Er zijn naar schatting vierhonderdduizend Syrische kinderen in Libanon. En daarvan gaat nog niet eens de helft naar school. Ik ben in Libanon op een werkbezoek met de commissie Ontwikkelingssamenwerking van het Europees Parlement om te kijken hoe de Libanese overheid met hulp van Unicef en met geld van de Europese Unie kinderen naar school probeert te krijgen.
RACE heet het: Reaching All Children with Education. En het is inderdaad een race tegen de klok om kinderen naar school te laten gaan en om te voorkomen dat er een verloren generatie ontstaat. Want dat is een werkloze generatie en dus een generatie in armoede. Hoe kunnen zij later helpen hun land weer op te bouwen? Het zijn ook kinderen die makkelijker geworven kunnen worden door extremistische partijen in de regio.
RACE gaat om veel geld: 250 miljoen euro per jaar. Daar van kun je veel kinderen naar school helpen, maar geld alleen is niet genoeg.
Leraren draaien dubbele diensten
Zeventig procent van de Libanese kinderen gaat naar privéscholen. Het openbaar onderwijs wordt algemeen gezien als slecht. Alleen arme Libanese ouders sturen hun kinderen daar heen. Dat slecht onderhouden openbaar onderwijs met een capaciteit voor slechts dertig procent van de Libanese kinderen moet nu dus nog eens Syrische kinderen opnemen. Er zijn simpelweg niet genoeg klaslokalen en onderwijzers. Daarom zijn er nu twee shifts: Een in de ochtend en een in de middag. Leraren draaien dubbele diensten. Dat is zwaar en dat merk je vooral in de tweede shift. Syrische kinderen gaan naar de tweede shift. Als ze gaan.
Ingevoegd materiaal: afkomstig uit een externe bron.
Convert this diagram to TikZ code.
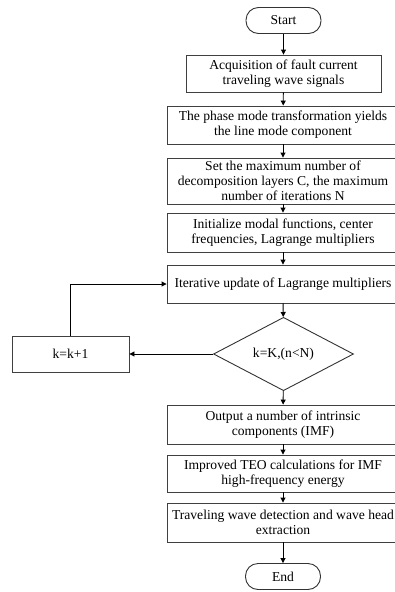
\documentclass[tikz,border=0pt]{standalone}
\usepackage{fontspec}
\setmainfont{Liberation Serif}
\usetikzlibrary{shapes.geometric}
\usetikzlibrary{arrows.meta}
\begin{document}
\begin{tikzpicture}[
		x=1pt, y=-1pt,
		font=\fontsize{13.6}{14.8}\selectfont,
		proc/.style = {rectangle, draw=black!75, line width=0.9pt, align=center, inner sep=0pt, minimum width=232pt},
		term/.style = {rectangle, rounded corners=12.5pt, draw=black!80, line width=0.9pt, inner sep=0pt, minimum width=75pt, minimum height=26pt},
		cond/.style = {diamond, draw=black!80, line width=0.9pt, inner sep=0pt, minimum width=140pt, minimum height=68pt},
		r/.style = {-{Triangle[length=5pt, width=5pt]}, line width=0.9pt}
		]
		\useasboundingbox (0,0) rectangle (394,592);
		
		%Nodes
		\node[term]	(start)	at	(283.5, 20.5)	{Start};
		\node[proc, minimum width=195pt, minimum height=37pt]	(acq)	at	(283.5, 73.5)	{Acquisition of fault current\\traveling wave signals};
		\node[proc, minimum height=38pt]	(pmt)	at	(283, 125)	{The phase mode transformation yields\\the line mode component};
		\node[proc, minimum height=46pt]	(set)	at	(283, 181)	{Set the maximum number of\\decomposition layers C, the maximum\\number of iterations N};
		\node[proc, minimum height=39pt]	(init)	at	(283, 232.5)	{Initialize modal functions, center\\frequencies, Lagrange multipliers};
		\node[proc, minimum height=38pt]	(iter)	at	(283, 284)	{Iterative update of Lagrange multipliers};
		\node[cond]	(chk)	at	(283.5, 354)	{k=K,(n<N)};
		\node[proc, minimum width=117pt, minimum height=36pt]	(inc)	at	(70.5, 354)	{k=k+1};
		\node[proc, minimum height=39pt]	(imf)	at	(283, 424.5)	{Output a number of intrinsic\\components (IMF)};
		\node[proc, minimum height=37pt]	(teo)	at	(283, 473.5)	{Improved TEO calculations for IMF\\high-frequency energy};
		\node[proc, minimum height=39pt]	(det)	at	(283, 522.5)	{Traveling wave detection and wave head\\extraction};
		\node[term]	(end)	at	(283, 576.5)	{End};
		
		%Lines
		\draw[r]	(start)	--	(acq);
		\draw[r]	(acq)	--	(pmt);
		\draw[r]	(pmt)	--	(set);
		\draw[r]	(set)	--	(init);
		\draw[r]	(init)	--	(iter);
		\draw[r]	(iter)	--	(chk);
		\draw[r]	(chk.west)	--	(inc.east);
		\draw[r]	(inc.north)	|-	(iter.west);
		\draw[r]	(chk)	--	(imf);
		\draw[r]	(imf)	--	(teo);
		\draw[r]	(teo)	--	(det);
		\draw[r]	(det)	--	(end);
	\end{tikzpicture}
\end{document}
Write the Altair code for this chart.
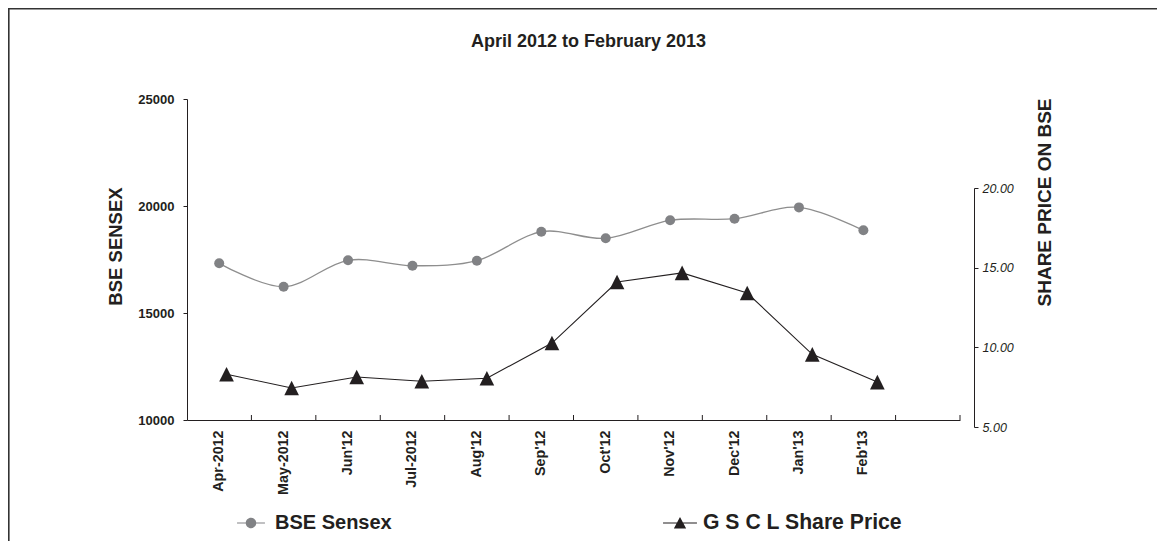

Ook het reizen naar school kost geld en dat hebben veel Syrische ouders niet. Vervoer betalen en organiseren hoort dus ook bij de hulp de geboden moet worden.
Het viel me op dat er meer meisjes dan jongens in de middagklassen zaten. En dat is slecht nieuws. Jongens hebben geen tijd voor school, want ze moeten de kost verdienen. Je ziet ze staan langs de kant van de weg met pakjes kauwgum. Na vijf jaar oorlog zijn de reserves van de vluchtelingen uitgeput. Syrische families die hun geld verdiende als landarbeider hebben niks meer. Zij proberen ook in Libanon aan de slag te komen. Dat lukt velen wel. Ze mogen werken in de bouw, de landbouw en als schoonmaker, maar veel verdient dat niet. Kinderen moeten meehelpen.
Meisjes staan niet met kauwgum langs de weg, maar zij lopen het risico vervroegd uitgehuwelijkt te worden: Een dochter die trouwt wordt door de schoonfamilie gevoed.
Geldt van de internationale donors voor de Libanese regering leidt tot meer kinderen in de klas. Hoeveel precies is nog onduidelijk: Het schooljaar voor de tweede shift is pas half oktober begonnen. Er is in de zomer hard gewerkt om voor meer kinderen plaats te maken. Ook kinderen werden klaargestoomd om weer aan het schoolleven te wennen.
Franse les
Internationale organisaties zoals Save the Children regelen vervoer, bijspijkercursussen in de zomer, instroomklassen en huiswerkbegeleiding om de lege ochtend te vullen. En dat is nodig. Syrische kinderen hebben extra lessen Frans nodig. Arabisch is de voertaal in Libanon en Syrië, maar vakken zoals scheikunde worden in Libanon in het Frans gegeven, een overblijfsel uit de koloniale tijd
Ik zag jongens en meisjes in een buurthuisje oefenen op rudimentair Frans. Ze moeten daarbij dus ook meteen van Arabisch schrift naar Latijn. Ouders waren sceptisch: Frans, wat heb je er aan. Ik vond het wel wat hebben: een buitenlandse taal verbreedt je horizon en dat kunnen die vluchtelingen kinderen op het Libanese platteland die in hutjes en garages wonen best gebruiken.